Museum curators are linked to the fourth phase of paleontological analysis, for virtually all contemporary geology curators are evolutionists. Museum curators typically hold a doctorate and have done considerable independent research; these positions are highly competitive. Geology curators must raise grant funding to support themselves and a work crew in the field, and some have teaching responsibilities in joint programs of study with universities as well. Collection managers in geology usually have a minimum of a master's degree; some have doctorates. Geology collection managers study, catalogue, and maintain the museum's collection, ship specimens to external researchers for study, and sometimes participate in fieldwork. Ordinarily there is one collection manager for the geology holdings, but occasionally there is more than one. In that case, the duties may be divided among vertebrate mammals, invertebrate mammals, fossil amphibians and reptiles, fossil birds, and fossil plants. Collection managers are generalists and work as colleagues with curators.

Some paleontologists work as college teachers. To teach at this level, they must have a doctorate or be a candidate for a doctorate. Their primary educational responsibilities are divided between teaching undergraduate courses in earth science and advanced seminars in paleontology. In addition to in-class duties, they must also prepare lessons and curriculum, prepare tests, meet with students during office hours, and attend department meetings. They also conduct personal research, focusing on any area of the field that interests them.
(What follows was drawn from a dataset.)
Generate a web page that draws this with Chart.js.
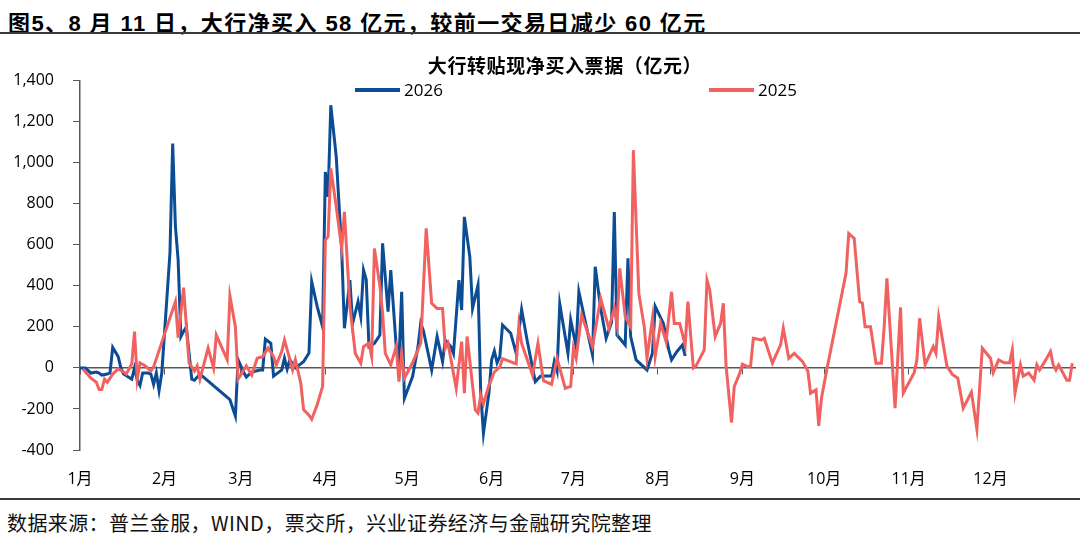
<!DOCTYPE html>
<html>
<head>
<meta charset="utf-8">
<script src="https://cdn.jsdelivr.net/npm/chart.js@4.4.1/dist/chart.umd.min.js"></script>
<style>
  body { margin: 0; width: 1080px; height: 536px; overflow: hidden; background: #fff; position: relative; }
  #title { position: absolute; left: 8px; top: 5px; line-height: 26px; font: bold 22px "Liberation Sans", "Noto Sans CJK SC", sans-serif; color: #000; white-space: nowrap; letter-spacing: 1.4px; }
  .rule { position: absolute; left: 0; width: 1080px; height: 2px; background: #3a3a3a; }
  #sub { position: absolute; left: 565px; top: 51px; line-height: 22px; transform: translateX(-50%); font: bold 19px "Noto Sans CJK SC", sans-serif; white-space: nowrap; color: #000; letter-spacing: 0.6px; }
  .leg { position: absolute; top: 78px; line-height: 20px; font: 17px "Open Sans", "Noto Sans CJK SC", sans-serif; display: flex; align-items: center; color: #000; }
  .leg i { display: inline-block; width: 45px; height: 4px; margin-right: 4px; }
  #wrap { position: absolute; left: 0; top: 52px; width: 1080px; height: 448px; }
  #src { position: absolute; left: 7px; top: 508px; line-height: 24px; font: 20px "Noto Sans CJK SC", sans-serif; white-space: nowrap; color: #111; letter-spacing: 0.4px; }
</style>
</head>
<body>
<div id="title">图5、8 月 11 日，大行净买入 58 亿元，较前一交易日减少 60 亿元</div>
<div class="rule" style="top:32px"></div>
<div id="wrap"><canvas id="chart"></canvas></div>
<div id="sub">大行转贴现净买入票据（亿元）</div>
<div class="leg" id="leg2026" style="left:355px"><i></i>2026</div>
<div class="leg" id="leg2025" style="left:709px"><i></i>2025</div>
<div class="rule" style="top:498px"></div>
<div id="src">数据来源：普兰金服，WIND，票交所，兴业证券经济与金融研究院整理</div>

<script>
// day of year (0 = 1月1日) and net purchase, 亿元
const days2026 = [0,2,4,6,7,8,10,11,12,14,15,16,19,20,21,22,23,25,26,27,28,29,30,33,34,35,36,37,38,39,
  41,42,44,55,57,58,60,61,63,66,67,68,70,71,74,75,76,77,79,80,82,84,85,87,89,90,91,92,94,96,
  97,99,100,102,103,104,105,106,108,110,111,113,114,116,117,118,119,122,124,125,126,129,131,133,134,136,137,139,140,141,
  143,144,146,147,148,150,151,152,153,154,155,158,160,162,164,167,169,173,174,175,176,179,180,182,183,188,189,191,193,195,
  196,197,200,201,202,204,208,210,211,214,216,217,219,221,222];
const values2026 = [0,0,-25,-20,-25,-35,-30,-25,100,55,0,-30,-55,0,-60,-85,-25,-25,-30,-80,-25,-110,-25,560,1093,690,527,152,178,200,
  -55,-60,-30,-155,-235,40,-20,-45,-20,-10,-10,140,120,-40,-10,48,-5,40,0,10,30,73,420,300,200,955,833,1280,1028,574,
  193,428,217,323,250,477,430,104,120,160,607,274,477,104,31,371,-148,-42,104,217,180,-10,153,31,136,104,70,428,282,736,
  541,290,404,-123,-318,-123,39,82,25,55,209,169,71,285,136,-67,-40,-40,31,-15,311,71,234,104,371,63,493,290,144,222,
  760,160,112,534,153,39,-10,73,300,217,88,39,80,112,58];

const days2025 = [1,3,4,6,7,8,9,10,12,14,16,17,19,20,21,22,24,26,27,35,
  36,38,40,42,43,44,47,49,50,54,55,57,58,61,63,65,67,69,71,72,
  74,75,77,78,79,81,82,84,85,87,89,90,91,92,94,96,97,99,101,103,
  104,106,107,108,110,111,112,114,116,117,118,119,122,125,127,129,131,133,134,135,
  138,140,141,142,145,146,147,148,150,152,154,155,160,161,162,166,168,170,173,175,
  178,180,181,182,184,188,191,194,196,197,198,200,202,203,205,207,208,210,211,213,
  215,217,218,220,222,223,225,226,229,230,231,233,235,236,237,239,240,242,243,245,
  246,247,250,251,254,257,258,260,262,265,267,268,270,271,272,274,281,282,284,286,
  287,288,290,292,294,295,296,299,301,302,306,307,308,310,313,314,315,318,320,322,
  324,327,329,331,334,335,337,339,341,342,343,345,346,348,350,351,352,354,356,357,
  358,359,362,363,364];
const values2025 = [-5,-35,-50,-70,-105,-105,-55,-70,-30,-5,-20,-30,20,177,-55,25,10,-15,5,323,
  147,391,25,-15,10,-55,97,0,160,40,350,200,-55,10,-35,47,55,97,55,15,
  80,136,40,-10,40,-75,-203,-230,-250,-180,-90,623,640,972,785,582,760,300,70,23,
  103,120,55,582,400,266,71,15,104,-67,71,-50,25,120,680,315,290,290,96,120,
  -99,128,-123,153,-204,-220,-133,-175,-85,-20,5,45,20,209,120,-34,120,-62,-80,47,
  -99,-90,96,47,258,104,339,193,290,209,485,250,200,1061,363,200,47,242,55,217,
  128,371,217,217,112,323,0,10,88,428,380,153,217,315,10,-266,-91,-26,18,5,
  10,144,136,144,23,112,193,47,71,32,-15,-123,-107,-282,-147,-5,461,655,631,323,
  315,201,201,23,23,201,436,-196,295,-123,-23,40,242,15,104,71,247,10,-32,-50,
  -196,-118,-298,96,47,-23,39,25,25,88,-123,15,-40,-25,-60,15,-10,33,80,15,
  -10,15,-60,-60,23];

const monthTicks = [0, 31, 59, 90, 120, 151, 181, 212, 243, 273, 304, 334];
const monthLabels = ['1月','2月','3月','4月','5月','6月','7月','8月','9月','10月','11月','12月'];

const BLUE = '#0b4c95';
const RED = '#f06160';
const AXIS = '#595959';

document.querySelector('#leg2026 i').style.background = BLUE;
document.querySelector('#leg2025 i').style.background = RED;

function toPoints(days, values) {
  return days.map((d, i) => ({ x: d, y: values[i] }));
}

function setMonthTicks(axis) {
  axis.ticks = monthTicks.map(v => ({ value: v }));
}

Chart.defaults.font.family = '"Open Sans", "Noto Sans CJK SC", sans-serif';

new Chart(document.getElementById('chart'), {
  type: 'line',
  data: {
    datasets: [
      { label: '2026', data: toPoints(days2026, values2026), borderColor: BLUE, borderWidth: 3, pointRadius: 0, tension: 0, order: 1 },
      { label: '2025', data: toPoints(days2025, values2025), borderColor: RED, borderWidth: 3, pointRadius: 0, tension: 0, order: 0 }
    ]
  },
  options: {
    responsive: true,
    maintainAspectRatio: false,
    animation: false,
    locale: 'en-US',
    layout: { padding: { top: 10, right: 5, left: 0, bottom: 0 } },
    plugins: { legend: { display: false }, tooltip: { enabled: false } },
    scales: {
      x: {
        type: 'linear', min: 0, max: 365,
        afterBuildTicks: setMonthTicks,
        afterFit: s => { s.height = 50; },
        grid: { display: false, drawTicks: false },
        border: { display: false },
        ticks: {
          padding: 20, color: '#000', font: { size: 16 }, maxRotation: 0, autoSkip: false,
          callback: v => monthLabels[monthTicks.indexOf(v)]
        }
      },
      // zero line with small month tick marks
      xZero: {
        type: 'linear', axis: 'x', position: { y: 0 }, min: 0, max: 365,
        afterBuildTicks: setMonthTicks,
        grid: { drawOnChartArea: false, tickLength: 6, color: AXIS },
        border: { color: AXIS, width: 1.5 },
        ticks: { display: false }
      },
      y: {
        min: -400, max: 1400,
        afterFit: s => { s.width = 80; },
        ticks: { stepSize: 200, padding: 19, color: '#000', font: { size: 16 } },
        grid: { drawOnChartArea: false, tickLength: 7, color: AXIS },
        border: { color: AXIS, width: 1.5 }
      }
    }
  }
});
</script>
</body>
</html>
Although the preponderance of paleontological research is carried out on land, marine fossil beds are of great interest. The cost of mounting an expedition to extract samples of sedimentary rock from the deep-sea floor usually means that the sponsoring institution must procure sizable support from industry or the government. Some paleontologists work in the oil industry to develop offshore wells; a few find employment with oceanographic institutes.